— Given exercise —
Your task is to copy the listing exactly, with the pictures left out.
#### Source excerpt
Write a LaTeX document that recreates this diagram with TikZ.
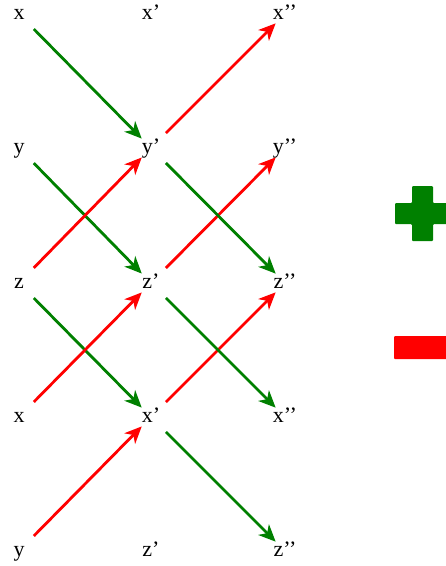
\documentclass[tikz,border=0pt]{standalone}
\usepackage{fontspec}
\setmainfont{Liberation Serif}
\usetikzlibrary{arrows.meta}
\definecolor{plusgreen}{RGB}{0,128,0}
\definecolor{minusred}{RGB}{255,0,0}
\tikzset{
    letterbox/.style={circle, inner sep=0pt, minimum size=26pt,
        text height=10pt, text depth=0pt, font=\fontsize{22}{26}\selectfont},
    swaparrow/.style={-{Stealth[length=17pt, width=15pt, inset=5pt]},
        line width=2.8pt, shorten <=8pt},
    gainarrow/.style={swaparrow, draw=plusgreen, fill=plusgreen},
    lossarrow/.style={swaparrow, draw=minusred, fill=minusred}
}

\begin{document}
\begin{tikzpicture}[x=1pt, y=-1pt]
\useasboundingbox (0,0) rectangle (446,566);
% first column
\node[letterbox] (x1) at (19,14) {x};
\node[letterbox] (y2) at (19,148) {y};
\node[letterbox] (z3) at (19,283) {z};
\node[letterbox] (x4) at (19,417) {x};
\node[letterbox] (y5) at (19,551) {y};
% second column
\node[letterbox] (xp1) at (151,14) {x’};
\node[letterbox] (yp2) at (151,148) {y’};
\node[letterbox] (zp3) at (151,283) {z’};
\node[letterbox] (xp4) at (151,417) {x’};
\node[letterbox] (zp5) at (151,551) {z’};
% third column
\node[letterbox] (xpp1) at (285,14) {x’’};
\node[letterbox] (ypp2) at (285,148) {y’’};
\node[letterbox] (zpp3) at (285,283) {z’’};
\node[letterbox] (xpp4) at (285,417) {x’’};
\node[letterbox] (zpp5) at (285,551) {z’’};
% first column to second
\draw[gainarrow] (x1) -- (yp2);
\draw[gainarrow] (y2) -- (zp3);
\draw[gainarrow] (z3) -- (xp4);
\draw[lossarrow] (z3) -- (yp2);
\draw[lossarrow] (x4) -- (zp3);
\draw[lossarrow] (y5) -- (xp4);
% second column to third
\draw[lossarrow] (yp2) -- (xpp1);
\draw[lossarrow] (zp3) -- (ypp2);
\draw[lossarrow] (xp4) -- (zpp3);
\draw[gainarrow] (yp2) -- (zpp3);
\draw[gainarrow] (zp3) -- (xpp4);
\draw[gainarrow] (xp4) -- (zpp5);
% legend signs
\fill[plusgreen, rounded corners=1pt] (412,186) -- (433,186) -- (433,203) -- (449,203)
    -- (449,224) -- (433,224) -- (433,241) -- (412,241) -- (412,224) -- (395,224)
    -- (395,203) -- (412,203) -- cycle;
\fill[minusred, rounded corners=1pt] (394,336) rectangle (450,359);
\end{tikzpicture}
\end{document}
########
— Completed exercise —
Write a LaTeX document that recreates this diagram with TikZ.
\documentclass[tikz,border=0pt]{standalone}
\usepackage{fontspec}
\setmainfont{Liberation Serif}
\usetikzlibrary{arrows.meta}
\definecolor{plusgreen}{RGB}{0,128,0}
\definecolor{minusred}{RGB}{255,0,0}
\tikzset{
    letterbox/.style={circle, inner sep=0pt, minimum size=26pt,
        text height=10pt, text depth=0pt, font=\fontsize{22}{26}\selectfont},
    swaparrow/.style={-{Stealth[length=17pt, width=15pt, inset=5pt]},
        line width=2.8pt, shorten <=8pt},
    gainarrow/.style={swaparrow, draw=plusgreen, fill=plusgreen},
    lossarrow/.style={swaparrow, draw=minusred, fill=minusred}
}

\begin{document}
\begin{tikzpicture}[x=1pt, y=-1pt]
\useasboundingbox (0,0) rectangle (446,566);
% first column
\node[letterbox] (x1) at (19,14) {x};
\node[letterbox] (y2) at (19,148) {y};
\node[letterbox] (z3) at (19,283) {z};
\node[letterbox] (x4) at (19,417) {x};
\node[letterbox] (y5) at (19,551) {y};
% second column
\node[letterbox] (xp1) at (151,14) {x’};
\node[letterbox] (yp2) at (151,148) {y’};
\node[letterbox] (zp3) at (151,283) {z’};
\node[letterbox] (xp4) at (151,417) {x’};
\node[letterbox] (zp5) at (151,551) {z’};
% third column
\node[letterbox] (xpp1) at (285,14) {x’’};
\node[letterbox] (ypp2) at (285,148) {y’’};
\node[letterbox] (zpp3) at (285,283) {z’’};
\node[letterbox] (xpp4) at (285,417) {x’’};
\node[letterbox] (zpp5) at (285,551) {z’’};
% first column to second
\draw[gainarrow] (x1) -- (yp2);
\draw[gainarrow] (y2) -- (zp3);
\draw[gainarrow] (z3) -- (xp4);
\draw[lossarrow] (z3) -- (yp2);
\draw[lossarrow] (x4) -- (zp3);
\draw[lossarrow] (y5) -- (xp4);
% second column to third
\draw[lossarrow] (yp2) -- (xpp1);
\draw[lossarrow] (zp3) -- (ypp2);
\draw[lossarrow] (xp4) -- (zpp3);
\draw[gainarrow] (yp2) -- (zpp3);
\draw[gainarrow] (zp3) -- (xpp4);
\draw[gainarrow] (xp4) -- (zpp5);
% legend signs
\fill[plusgreen, rounded corners=1pt] (412,186) -- (433,186) -- (433,203) -- (449,203)
    -- (449,224) -- (433,224) -- (433,241) -- (412,241) -- (412,224) -- (395,224)
    -- (395,203) -- (412,203) -- cycle;
\fill[minusred, rounded corners=1pt] (394,336) rectangle (450,359);
\end{tikzpicture}
\end{document}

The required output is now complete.